How soon they forget. Even under the oh-so-democratic rule of Carlos Andrés Pérez, author of the Caracazo (may he rot in hell), the Venezuelan press was heavily censored. If the publishers did not self-censor, entire news items were left blank by order of the government. Journalists who did not comply faced prison and torture. Some of them, particularly those of the left, were also disappeared. Their stories, too, will likely come out when this bill now before the National Assembly becomes law.
But don’t look for anyone in the opposition media to celebrate that coming triumph of the freedom of information. They’ll probably be too busy reporting on their “political prisoners”, who in fact are politician prisoners, in jail for corruption. And screaming persecution, as always, ad nauseam.
As if THEY knew what political persecution was.
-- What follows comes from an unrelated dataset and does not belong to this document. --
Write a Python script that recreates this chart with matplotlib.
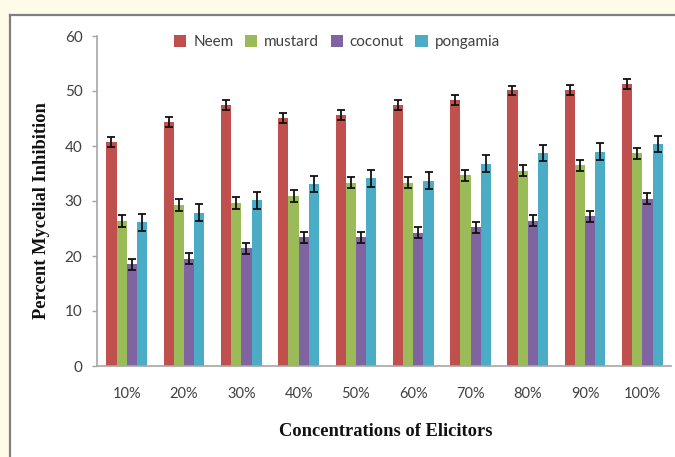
import matplotlib
matplotlib.use("Agg")
import matplotlib.pyplot as plt
from matplotlib.patches import Rectangle
from matplotlib.lines import Line2D
import numpy as np

# Values
CONCENTRATIONS = ["10%", "20%", "30%", "40%", "50%", "60%", "70%", "80%", "90%", "100%"]
SERIES = ["Neem", "mustard", "coconut", "pongamia"]

neem = [40.7, 44.4, 47.4, 45.1, 45.7, 47.4, 48.4, 50.1, 50.2, 51.3]
mustard = [26.3, 29.3, 29.6, 30.9, 33.3, 33.3, 34.7, 35.5, 36.5, 38.7]
coconut = [18.5, 19.5, 21.4, 23.4, 23.4, 24.2, 25.2, 26.4, 27.2, 30.4]
pongamia = [26.1, 27.9, 30.1, 33.1, 34.1, 33.7, 36.8, 38.7, 39.0, 40.4]

neem_err = [0.9, 0.9, 0.9, 0.9, 0.9, 0.9, 0.9, 0.9, 0.9, 0.9]
mustard_err = [1.1, 1.1, 1.1, 1.1, 1.0, 1.0, 1.0, 1.0, 1.0, 1.0]
coconut_err = [1.0, 1.0, 1.0, 1.0, 1.0, 1.0, 1.0, 1.0, 1.0, 1.0]
pongamia_err = [1.5, 1.5, 1.5, 1.5, 1.5, 1.5, 1.5, 1.5, 1.5, 1.5]

COLORS = {
    "Neem": "#c0504d",
    "mustard": "#9bbb59",
    "coconut": "#8064a2",
    "pongamia": "#4bacc6",
}

values = {"Neem": neem, "mustard": mustard, "coconut": coconut, "pongamia": pongamia}
errors = {"Neem": neem_err, "mustard": mustard_err, "coconut": coconut_err,
          "pongamia": pongamia_err}

W, H = 675, 457
fig = plt.figure(figsize=(W / 100, H / 100), dpi=100)
fig.patch.set_facecolor("#fffbe9")

# white panel with grey frame, running off the right/bottom edge
fig.patches.append(Rectangle((10 / W, -0.1), 1.2, 1 - 16 / H + 0.1,
                             transform=fig.transFigure, facecolor="white",
                             edgecolor="none", zorder=-2))
fig.lines.append(Line2D([10 / W, 10 / W], [0, 1 - 15 / H], transform=fig.transFigure,
                        color="#7f7f7f", lw=1.6, zorder=-1))
fig.lines.append(Line2D([10 / W, 1], [1 - 15 / H, 1 - 15 / H], transform=fig.transFigure,
                        color="#7f7f7f", lw=1.6, zorder=-1))

ax = fig.add_axes([97 / W, 1 - 366 / H, (671 - 97) / W, (366 - 36) / H])
ax.set_facecolor("none")
ax.set_zorder(1)

x = np.arange(len(CONCENTRATIONS))
bar_w = 0.178
for i, s in enumerate(SERIES):
    off = (i - 1.5) * bar_w
    ax.bar(x + off, values[s], bar_w, color=COLORS[s], label=s, zorder=2)
    ax.errorbar(x + off, values[s], yerr=errors[s], fmt="none", ecolor="#111111",
                elinewidth=1.3, capsize=2.6, capthick=1.3, zorder=3)

ax.set_xlim(-0.52, 9.5)
ax.set_ylim(0, 60)
ax.set_yticks(range(0, 61, 10))
ax.set_xticks(x)
ax.set_xticklabels(CONCENTRATIONS)

for side in ("top", "right"):
    ax.spines[side].set_visible(False)
for side in ("left", "bottom"):
    ax.spines[side].set_color("#a6a6a6")
    ax.spines[side].set_linewidth(1.2)

ax.tick_params(axis="x", length=0, pad=15, labelsize=10.5, labelcolor="#404040")
ax.tick_params(axis="y", length=3.5, width=1, color="#a6a6a6", pad=7,
               labelsize=11, labelcolor="#404040")
for lab in ax.get_xticklabels() + ax.get_yticklabels():
    lab.set_family(["Lato", "DejaVu Sans"])

label_font = dict(family=["Liberation Serif", "DejaVu Serif"], fontweight="bold",
                  fontsize=13.3, color="#111111")
fig.text(42 / W, 1 - 211 / H, "Percent Mycelial Inhibition", rotation=90,
         ha="center", va="center", **label_font)
fig.text(386 / W, 1 - 432 / H, "Concentrations of Elicitors", ha="center",
         va="center", **label_font)

leg = fig.legend(loc="center left", bbox_to_anchor=(162 / W, 1 - 42 / H), ncol=4,
                 frameon=False, handlelength=0.8, handleheight=0.8,
                 handletextpad=0.45, columnspacing=0.75, borderpad=0.3,
                 prop=dict(family=["Lato", "DejaVu Sans"], size=11))
for t in leg.get_texts():
    t.set_color("#404040")

fig.savefig("out.png", dpi=100, facecolor=fig.get_facecolor())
*Bandera Roja, or “Red Flag”, formerly of the left, is now allied in effect with the right-wing anti-Chávez opposition. This passage alludes to their betrayal of everything they used to stand for. The current opposition is the direct descendant of the AD and COPEI of Fourth Republic days — in other words, the same old political ruling class responsible for all the political murders, repressions and disappearances from 1958 to 1998.